The law generally concerning presumptions in the type case now before us is cited in appellee's brief and says exactly what we have been trying to say herein, when the author in 100 C.J.S. Workmen's Compensation § 513b, says:
"ARISING OUT OF, AND IN COURSE OF, EMPLOYMENT
"A presumption may arise that an accidental injury received by an employee arose out of and in the course of employment, as where the employee is found injured or dead under circumstances indicating that injury or death occurred within the time and space limits of the employment; but such presumption is rebuttable and disappears on the introduction of evidence to the contrary.
* * * * * *
"Generally, the presumption is that an employee was following the usual course of carrying out the employer's business at the time of injury, and there is a natural presumption that one charged with the performance of a duty and injured while executing his superior's orders, is injured in the course of, or as a consequence of, the employment.

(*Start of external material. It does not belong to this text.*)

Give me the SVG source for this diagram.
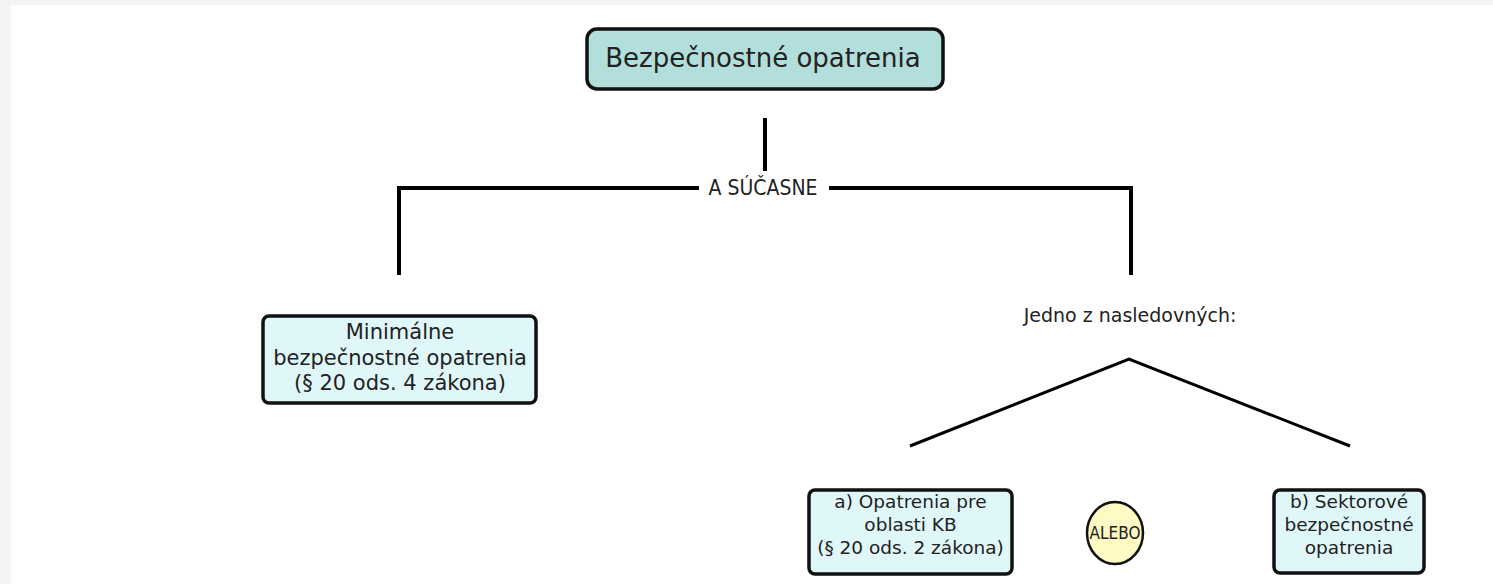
<svg xmlns="http://www.w3.org/2000/svg" width="1493" height="584" viewBox="0 0 1493 584">
<style>
.t{font-family:"DejaVu Sans","Liberation Sans",sans-serif;fill:#222;text-anchor:middle}
.c{font-family:"DejaVu Sans Condensed","DejaVu Sans",sans-serif}
.box{stroke:#111;stroke-width:3.5}
.conn{fill:none;stroke:#000;stroke-width:4}
</style>
<rect x="0" y="0" width="1493" height="584" fill="#f4f4f4"/>
<rect x="11" y="5" width="1482" height="579" fill="#ffffff"/>
<g id="connectors">
<line class="conn" x1="765" y1="118" x2="765" y2="171"/>
<path class="conn" d="M399,275 V188 H699"/>
<path class="conn" d="M829,188 H1131 V275"/>
<text class="t c" x="763" y="195" font-size="21">A SÚČASNE</text>
<polyline points="910,446 1129,359 1350,446" fill="none" stroke="#000" stroke-width="3"/>
<text class="t" x="1130" y="322" font-size="19">Jedno z nasledovných:</text>
</g>
<g id="root">
<rect class="box" x="587" y="29" width="356" height="60" rx="10" fill="#b2dfdb"/>
<text class="t" x="763" y="67" font-size="26">Bezpečnostné opatrenia</text>
</g>
<g id="minimalne">
<rect class="box" x="263" y="316" width="273" height="87" rx="6" fill="#e0f7fa"/>
<text class="t" x="400" y="339" font-size="21">Minimálne</text>
<text class="t" x="400" y="365" font-size="21">bezpečnostné opatrenia</text>
<text class="t" x="400" y="390" font-size="21">(§ 20 ods. 4 zákona)</text>
</g>
<g id="opatrenia-kb">
<rect class="box" x="809" y="490" width="203" height="84" rx="6" fill="#e0f7fa"/>
<text class="t" x="910.5" y="508" font-size="18.5">a) Opatrenia pre</text>
<text class="t" x="910.5" y="531" font-size="18.5">oblasti KB</text>
<text class="t" x="910.5" y="554" font-size="18.5">(§ 20 ods. 2 zákona)</text>
</g>
<g id="alebo">
<ellipse cx="1115" cy="533" rx="28" ry="31" fill="#fff9c4" stroke="#111" stroke-width="2.5"/>
<text class="t c" x="1115" y="539" font-size="17">ALEBO</text>
</g>
<g id="sektorove">
<rect class="box" x="1274" y="490" width="150" height="83" rx="6" fill="#e0f7fa"/>
<text class="t" x="1349" y="508" font-size="18.5">b) Sektorové</text>
<text class="t" x="1349" y="531" font-size="18.5">bezpečnostné</text>
<text class="t" x="1349" y="554" font-size="18.5">opatrenia</text>
</g>
</svg>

Likewise, in the absence of evidence to the contrary, the presumption or inference will be indulged in that injury or death arose out of the employment where the employee is found injured at the place where his duty may have required him to be, or where the employee is found dead under circumstances indicating that death took place within the time and space limits of the employment, as in case of a night watchman found dead at his post, or a miner found dead under the wheels of a mine car. Such presumptions are rebuttable and they disappear on the introduction of evidence to the contrary."
After having spent some time reading this record, reading and re-reading the briefs, and authorities cited, and making some independent investigation, we have come to the conclusion that under the case as presented by this record the Chancellor was correct and his decree is therefore affirmed.